There’s no point counting first Holy Communions or Confirmations, since Confirmation has become an ‘exit sacrament’ for young people and their families.

The single biggest numerical loss of practising Catholics is likely to have been caused by the Boomers’ parents dying – they were big churchgoers. Photo: CNS photo/Tyler Orsburn
The single biggest numerical loss of practising Catholics is likely to have been caused by the Boomers’ parents dying – they were big churchgoers. Photo: CNS photo/Tyler Orsburn

So we need a realistic estimate of ongoing sacramental life. Currently the best we have is the National Count of Attendance.

We’re still waiting for the NCPR’s detailed report on the 2016 count. The preliminary data confirmed that the average rate of Mass attendance in Australia is now likely to be 9.7 per cent for the 28 dioceses.

We can argue – and I do – about what factors have emptied our churches steadily since the 1960s. There’s no doubt that lots of different factors played their parts.

However, I did some scary maths a while back, and found that the single biggest numerical loss of practising Catholics is likely to have been caused by the Boomers’ parents dying – they were big churchgoers.

None of this is a secret.
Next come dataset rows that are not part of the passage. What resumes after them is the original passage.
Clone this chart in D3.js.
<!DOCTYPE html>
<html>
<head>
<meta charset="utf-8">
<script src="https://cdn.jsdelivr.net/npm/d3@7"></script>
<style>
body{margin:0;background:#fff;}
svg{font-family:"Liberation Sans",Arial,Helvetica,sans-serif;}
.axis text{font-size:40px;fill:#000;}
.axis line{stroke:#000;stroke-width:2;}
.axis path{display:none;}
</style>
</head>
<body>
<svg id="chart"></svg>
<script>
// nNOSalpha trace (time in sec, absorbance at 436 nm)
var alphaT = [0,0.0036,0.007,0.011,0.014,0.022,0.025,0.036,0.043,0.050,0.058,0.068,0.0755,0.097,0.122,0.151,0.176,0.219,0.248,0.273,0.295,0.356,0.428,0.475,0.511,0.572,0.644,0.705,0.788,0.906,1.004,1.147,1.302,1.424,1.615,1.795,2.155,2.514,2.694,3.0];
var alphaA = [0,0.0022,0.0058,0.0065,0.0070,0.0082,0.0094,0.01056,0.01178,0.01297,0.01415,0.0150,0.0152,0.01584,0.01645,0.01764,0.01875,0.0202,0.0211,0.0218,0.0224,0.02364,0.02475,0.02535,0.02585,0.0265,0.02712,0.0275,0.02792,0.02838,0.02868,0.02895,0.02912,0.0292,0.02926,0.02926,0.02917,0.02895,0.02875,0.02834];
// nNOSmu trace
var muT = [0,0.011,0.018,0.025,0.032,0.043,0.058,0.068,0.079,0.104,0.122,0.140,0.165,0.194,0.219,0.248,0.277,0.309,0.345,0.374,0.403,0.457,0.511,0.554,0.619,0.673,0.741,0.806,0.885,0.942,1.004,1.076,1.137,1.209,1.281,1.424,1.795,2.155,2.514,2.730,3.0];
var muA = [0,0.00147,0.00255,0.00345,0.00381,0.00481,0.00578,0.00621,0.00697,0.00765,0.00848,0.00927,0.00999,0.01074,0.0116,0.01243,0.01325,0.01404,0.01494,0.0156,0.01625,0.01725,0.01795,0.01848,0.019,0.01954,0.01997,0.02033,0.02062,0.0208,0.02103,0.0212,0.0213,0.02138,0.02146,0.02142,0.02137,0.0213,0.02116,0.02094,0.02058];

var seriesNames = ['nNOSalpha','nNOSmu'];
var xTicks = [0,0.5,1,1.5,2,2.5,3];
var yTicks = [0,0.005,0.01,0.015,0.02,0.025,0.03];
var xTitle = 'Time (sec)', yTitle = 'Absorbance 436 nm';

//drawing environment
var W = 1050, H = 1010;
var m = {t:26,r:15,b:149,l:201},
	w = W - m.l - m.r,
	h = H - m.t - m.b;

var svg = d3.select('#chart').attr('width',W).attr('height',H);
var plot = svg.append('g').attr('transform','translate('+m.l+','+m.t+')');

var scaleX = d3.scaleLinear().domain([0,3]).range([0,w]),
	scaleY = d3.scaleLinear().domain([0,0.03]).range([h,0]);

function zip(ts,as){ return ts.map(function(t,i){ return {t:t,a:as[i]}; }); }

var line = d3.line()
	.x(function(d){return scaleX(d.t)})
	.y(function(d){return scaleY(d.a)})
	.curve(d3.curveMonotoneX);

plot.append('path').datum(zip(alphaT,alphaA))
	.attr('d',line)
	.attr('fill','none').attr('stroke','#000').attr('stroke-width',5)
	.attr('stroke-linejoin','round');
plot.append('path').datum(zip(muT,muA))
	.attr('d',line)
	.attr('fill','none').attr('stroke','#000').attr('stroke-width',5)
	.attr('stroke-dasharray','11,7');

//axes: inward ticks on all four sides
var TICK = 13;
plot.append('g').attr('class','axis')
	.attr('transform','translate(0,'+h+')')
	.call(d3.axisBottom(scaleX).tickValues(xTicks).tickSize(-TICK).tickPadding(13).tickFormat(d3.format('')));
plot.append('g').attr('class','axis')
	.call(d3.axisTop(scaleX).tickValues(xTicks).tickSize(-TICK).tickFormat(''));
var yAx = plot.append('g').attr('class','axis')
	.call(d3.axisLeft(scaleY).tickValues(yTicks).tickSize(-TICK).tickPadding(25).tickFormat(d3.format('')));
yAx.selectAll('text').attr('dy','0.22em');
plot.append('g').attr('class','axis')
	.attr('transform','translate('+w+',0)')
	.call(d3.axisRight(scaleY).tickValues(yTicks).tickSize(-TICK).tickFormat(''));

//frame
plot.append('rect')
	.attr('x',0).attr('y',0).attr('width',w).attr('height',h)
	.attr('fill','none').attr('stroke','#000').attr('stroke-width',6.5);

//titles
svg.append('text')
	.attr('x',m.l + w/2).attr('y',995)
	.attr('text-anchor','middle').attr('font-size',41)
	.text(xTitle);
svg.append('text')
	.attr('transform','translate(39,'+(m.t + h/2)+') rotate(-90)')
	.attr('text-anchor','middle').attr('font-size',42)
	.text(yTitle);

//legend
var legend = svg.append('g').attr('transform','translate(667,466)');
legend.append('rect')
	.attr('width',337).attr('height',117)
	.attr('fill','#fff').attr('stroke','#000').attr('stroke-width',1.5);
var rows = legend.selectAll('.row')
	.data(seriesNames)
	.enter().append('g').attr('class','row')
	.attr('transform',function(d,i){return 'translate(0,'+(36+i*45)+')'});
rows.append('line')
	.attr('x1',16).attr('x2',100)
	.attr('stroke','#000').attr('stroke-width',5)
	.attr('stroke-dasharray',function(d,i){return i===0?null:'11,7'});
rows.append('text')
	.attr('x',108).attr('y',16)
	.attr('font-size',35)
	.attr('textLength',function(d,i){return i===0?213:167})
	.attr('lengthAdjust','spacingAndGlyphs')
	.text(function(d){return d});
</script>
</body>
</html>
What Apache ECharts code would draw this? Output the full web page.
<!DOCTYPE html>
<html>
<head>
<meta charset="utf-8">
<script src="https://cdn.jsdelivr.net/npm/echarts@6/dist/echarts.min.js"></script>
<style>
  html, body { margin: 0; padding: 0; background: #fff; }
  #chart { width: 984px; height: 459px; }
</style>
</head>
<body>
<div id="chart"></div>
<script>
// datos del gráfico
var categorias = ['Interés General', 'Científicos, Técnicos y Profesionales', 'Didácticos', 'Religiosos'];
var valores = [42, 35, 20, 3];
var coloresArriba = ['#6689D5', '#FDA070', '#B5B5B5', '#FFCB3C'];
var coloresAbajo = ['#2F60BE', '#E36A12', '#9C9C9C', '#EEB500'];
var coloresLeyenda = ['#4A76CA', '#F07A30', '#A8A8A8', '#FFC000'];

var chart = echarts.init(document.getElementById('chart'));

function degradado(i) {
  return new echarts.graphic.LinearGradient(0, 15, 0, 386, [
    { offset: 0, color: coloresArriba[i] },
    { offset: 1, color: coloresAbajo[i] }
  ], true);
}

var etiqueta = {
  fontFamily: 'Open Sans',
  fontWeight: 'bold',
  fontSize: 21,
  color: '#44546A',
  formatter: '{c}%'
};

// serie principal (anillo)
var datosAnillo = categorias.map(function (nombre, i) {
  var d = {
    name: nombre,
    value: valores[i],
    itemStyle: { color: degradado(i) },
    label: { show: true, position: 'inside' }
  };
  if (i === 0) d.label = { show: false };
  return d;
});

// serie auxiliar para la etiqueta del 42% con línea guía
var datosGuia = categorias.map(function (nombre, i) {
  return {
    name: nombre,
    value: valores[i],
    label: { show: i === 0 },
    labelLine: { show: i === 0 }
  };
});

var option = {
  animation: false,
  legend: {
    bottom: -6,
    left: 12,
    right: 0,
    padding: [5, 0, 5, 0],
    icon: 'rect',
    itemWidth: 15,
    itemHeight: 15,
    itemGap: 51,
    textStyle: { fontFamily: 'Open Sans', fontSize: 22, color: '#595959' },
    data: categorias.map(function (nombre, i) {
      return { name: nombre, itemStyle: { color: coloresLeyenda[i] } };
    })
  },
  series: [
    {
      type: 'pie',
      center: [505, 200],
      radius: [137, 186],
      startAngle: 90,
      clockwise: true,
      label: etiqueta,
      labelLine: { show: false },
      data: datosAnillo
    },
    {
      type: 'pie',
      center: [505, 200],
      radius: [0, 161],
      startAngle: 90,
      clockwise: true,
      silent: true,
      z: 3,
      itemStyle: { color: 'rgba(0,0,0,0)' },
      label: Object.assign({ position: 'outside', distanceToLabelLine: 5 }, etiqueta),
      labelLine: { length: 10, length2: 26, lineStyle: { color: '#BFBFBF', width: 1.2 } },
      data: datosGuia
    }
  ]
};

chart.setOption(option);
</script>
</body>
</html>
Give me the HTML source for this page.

I found all this data online. It shouldn’t be that hard therefore for the Plenary Council to engage with hard numbers and their implications.

The Council’s Discernment Papers which were released recently seem to not address these realities.

I hope those writing the Instrumentum Laboris can find a way of addressing issues that clearly have an impact on the future of the Church.

This is where data is crucial. The Plenary map will lead us nowhere if it doesn’t relate to the actual state of the Church in Australia today.

We will be walking synodally into further confusion, poorly allocated resources, and plans for renewal that can’t work because they’re not grounded in realities.